(Charts and diagrams as code)
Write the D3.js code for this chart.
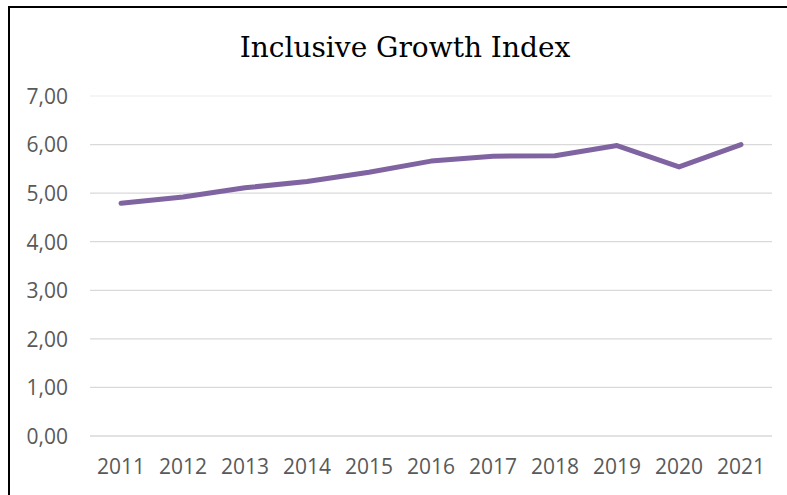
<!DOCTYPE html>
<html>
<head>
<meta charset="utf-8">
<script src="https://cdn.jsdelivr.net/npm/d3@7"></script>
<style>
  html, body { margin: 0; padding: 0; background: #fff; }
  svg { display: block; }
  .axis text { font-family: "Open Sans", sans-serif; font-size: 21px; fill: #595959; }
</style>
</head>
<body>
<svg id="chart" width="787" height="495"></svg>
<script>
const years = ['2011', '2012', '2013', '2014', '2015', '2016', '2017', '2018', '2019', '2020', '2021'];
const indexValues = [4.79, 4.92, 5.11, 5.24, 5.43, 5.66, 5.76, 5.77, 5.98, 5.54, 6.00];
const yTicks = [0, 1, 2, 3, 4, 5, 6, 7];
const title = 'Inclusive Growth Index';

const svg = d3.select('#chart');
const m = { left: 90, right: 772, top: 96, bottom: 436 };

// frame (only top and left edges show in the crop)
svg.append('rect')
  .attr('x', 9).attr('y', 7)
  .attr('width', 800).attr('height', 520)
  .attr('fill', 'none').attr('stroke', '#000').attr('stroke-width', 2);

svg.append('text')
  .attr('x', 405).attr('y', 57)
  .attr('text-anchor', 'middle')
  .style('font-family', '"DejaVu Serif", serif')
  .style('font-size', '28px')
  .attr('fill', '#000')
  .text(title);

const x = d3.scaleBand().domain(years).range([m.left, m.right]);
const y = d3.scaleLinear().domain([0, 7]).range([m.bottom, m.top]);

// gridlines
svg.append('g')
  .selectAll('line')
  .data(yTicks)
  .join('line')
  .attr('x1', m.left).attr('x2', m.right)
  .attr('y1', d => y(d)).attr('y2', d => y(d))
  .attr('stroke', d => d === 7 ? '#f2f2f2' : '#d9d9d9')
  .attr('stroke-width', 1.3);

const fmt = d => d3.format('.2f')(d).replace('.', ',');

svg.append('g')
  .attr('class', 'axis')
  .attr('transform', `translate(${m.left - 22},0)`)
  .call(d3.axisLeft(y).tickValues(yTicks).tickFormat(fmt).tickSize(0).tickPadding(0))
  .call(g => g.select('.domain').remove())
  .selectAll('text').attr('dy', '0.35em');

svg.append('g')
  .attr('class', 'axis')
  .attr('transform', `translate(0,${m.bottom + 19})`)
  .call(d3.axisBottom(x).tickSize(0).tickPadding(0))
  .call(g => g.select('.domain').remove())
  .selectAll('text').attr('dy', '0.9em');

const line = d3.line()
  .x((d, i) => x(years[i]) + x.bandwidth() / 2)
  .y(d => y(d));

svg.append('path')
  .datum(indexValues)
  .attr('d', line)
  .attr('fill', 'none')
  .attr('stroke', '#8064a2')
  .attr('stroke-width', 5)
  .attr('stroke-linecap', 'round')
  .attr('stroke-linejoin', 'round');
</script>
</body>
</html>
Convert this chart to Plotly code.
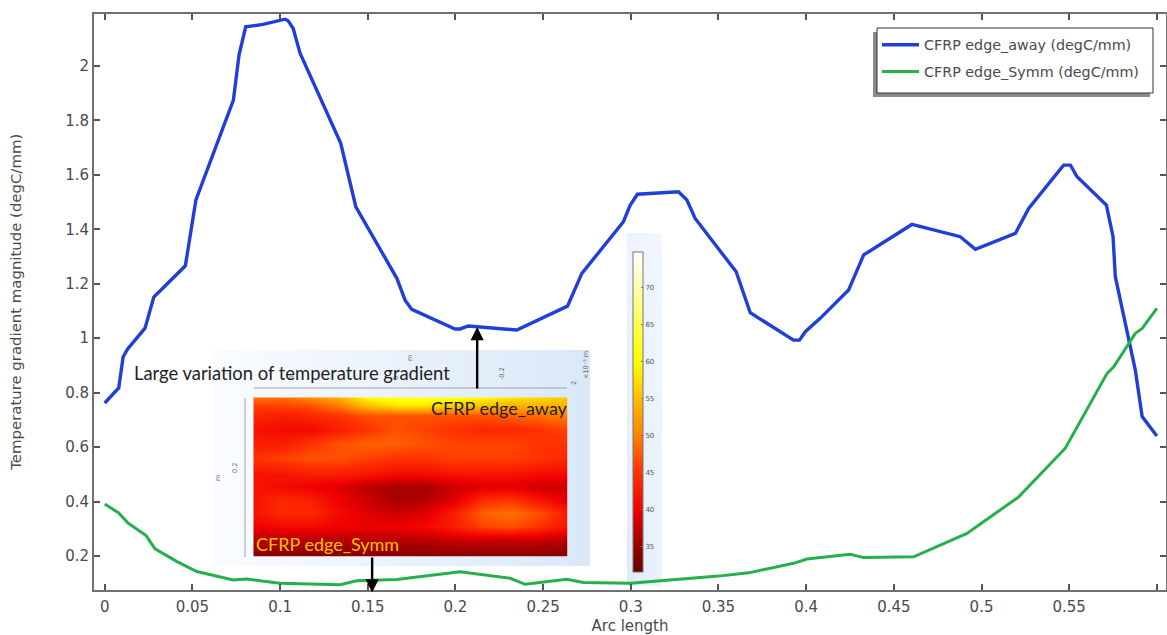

## Set task:
Everything from the top line of the data down to and including the line with "96, bottom: 436" is to be copied, except the pictures.

## Exercise output:
Write the D3.js code for this chart.
<!DOCTYPE html>
<html>
<head>
<meta charset="utf-8">
<script src="https://cdn.jsdelivr.net/npm/d3@7"></script>
<style>
  html, body { margin: 0; padding: 0; background: #fff; }
  svg { display: block; }
  .axis text { font-family: "Open Sans", sans-serif; font-size: 21px; fill: #595959; }
</style>
</head>
<body>
<svg id="chart" width="787" height="495"></svg>
<script>
const years = ['2011', '2012', '2013', '2014', '2015', '2016', '2017', '2018', '2019', '2020', '2021'];
const indexValues = [4.79, 4.92, 5.11, 5.24, 5.43, 5.66, 5.76, 5.77, 5.98, 5.54, 6.00];
const yTicks = [0, 1, 2, 3, 4, 5, 6, 7];
const title = 'Inclusive Growth Index';

const svg = d3.select('#chart');
const m = { left: 90, right: 772, top: 96, bottom: 436 };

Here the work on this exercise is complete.